There are times in standard social interactions where people ask what you do professionally, which means I end up talking about Ubuntu and specifically Ubuntu Phone. Many times that comes down to the seemingly simple question: “Why would I want an Ubuntu phone?” I’ve tried the answer “becasue I’m a thought leader and you should want to be like me,” but sadly that gets little traction outside of Silicon Valley. Another good answer is all the benefits of Free Software, but many of those are benefits the general public doesn’t yet realize they need.

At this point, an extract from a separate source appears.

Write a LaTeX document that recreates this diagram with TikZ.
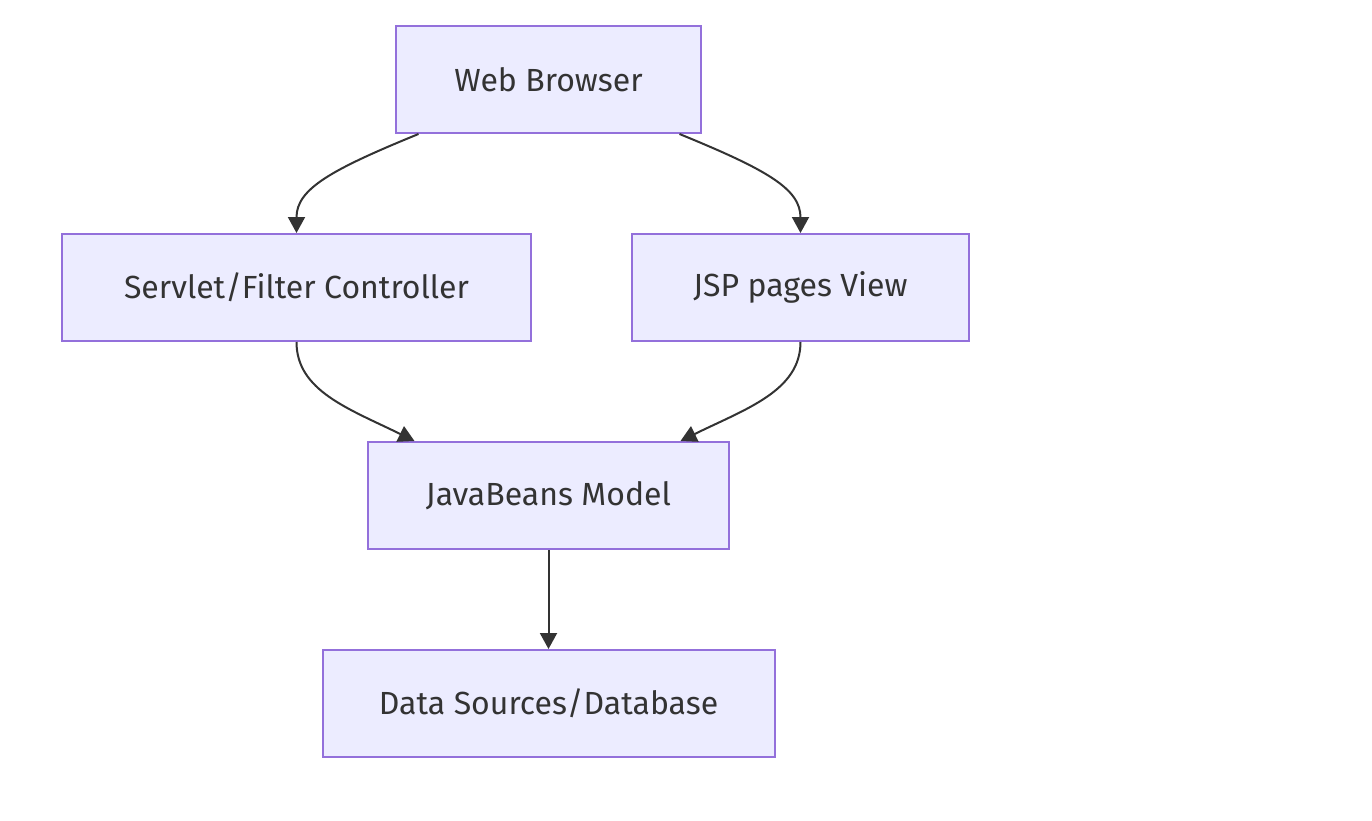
\documentclass[tikz,border=0pt]{standalone}
\usepackage{fontspec}
\setmainfont{Fira Sans}
\usetikzlibrary{arrows.meta}
\definecolor{boxfill}{HTML}{ECECFF}
\definecolor{boxline}{HTML}{9370DB}
\definecolor{ink}{HTML}{333333}

\begin{document}
\begin{tikzpicture}
      [x=.5pt,y=-.5pt
      ,box/.style={draw=boxline,fill=boxfill,line width=1pt,text=ink,font=\fontsize{16}{19}\selectfont,minimum height=53.5pt,inner sep=0pt}
      ,edge/.style={draw=ink,line width=1pt,-{Triangle[length=8pt,width=8.5pt]}}
      ]
        \useasboundingbox (0,0) rectangle (1372,820);
        \node[box,minimum width=152.5pt] (wb) at (548.5,79.5) {Web Browser};
        \node[box,minimum width=234.5pt] (ctl) at (296.5,287.5) {Servlet/Filter Controller};
        \node[box,minimum width=168.5pt] (jsp) at (800.5,287.5) {JSP pages View};
        \node[box,minimum width=180.5pt] (model) at (548.5,495.5) {JavaBeans Model};
        \node[box,minimum width=226pt] (db) at (548.5,703.5) {Data Sources/Database};
        \draw[edge] ([xshift=-65pt]wb.south) .. controls +(-88,36) and +(0,-44) .. (ctl.north);
        \draw[edge] ([xshift=65.5pt]wb.south) .. controls +(88,36) and +(0,-44) .. (jsp.north);
        \draw[edge] (ctl.south) .. controls +(0,49) and +(-65,-32) .. ([xshift=-67pt]model.north);
        \draw[edge] (jsp.south) .. controls +(0,49) and +(65,-32) .. ([xshift=66pt]model.north);
        \draw[edge] (model) -- (db);
      \end{tikzpicture}
\end{document}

The biggest strength and weakness of Ubuntu Phone is that it’s a device without an intrinsic set of services. If you buy an Android device you get Google Services. If you buy an iPhone you get Apple services. While these can be strengths (at least in Google’s case) they are effectively a lock in to services that may or may not meet your requirements. You certainly can get Telegram or Signal for either of those, but they’re never going to be as integrated as Hangouts or iMessage. This goes throughout the device including things like music and storage as well. Ubuntu and Canonical don’t provide those services, but instead provide integration points for any of them (including Apple and Google if they wanted) to work inside an Ubuntu Phone. This means as a user you can use the services you want on your device, if you love Hangouts and Apple Maps, Ubuntu Phone is happy to be a freak with you.
Carriers are also interested in this flexibility. They’re trying to put together packages of data and services that will sell, and fetch a premium price (effectively bundling). Some they may provide themselves and some by well known providers; but by not being able to select options for those base services they have less flexibility on what they can do. Sure, Google and Apple could give them a great price or bundle, but they both realize that they don’t have to. So that effectively makes it difficult for the carriers as well as alternate service providers (e.g. Dropbox, Spotify, etc) to compete.
What I find most interesting thing about this discussion is that it is the original reason that Google bought Android. They were concerned that with Apple controlling the smartphone market they’d be in a position to damage Google’s ability to compete in services. They were right. But instead of opening it up to competition (a competition that certainly at the time and even today they’re likely to win) they decided to lock down Android with their own services. So now we see in places like China where Google services are limited there is no way for Android to win, only forks that use a different set of integrations. One has to wonder if Ubuntu Phone existed earlier whether Google would have bought Android, while Ubuntu Phone competes with Android it doesn’t pose any threat to Google’s core businesses.
It is always a failure to try and convince people to change their patterns and devices just for the sake of change. Early adopters are people who enjoy that, but not the majority of people. This means that we need to be an order of magnitude better, which is a pretty high bar to set, but one I enjoy working towards. I think that Ubuntu Phone has the fundamental DNA to win in this race.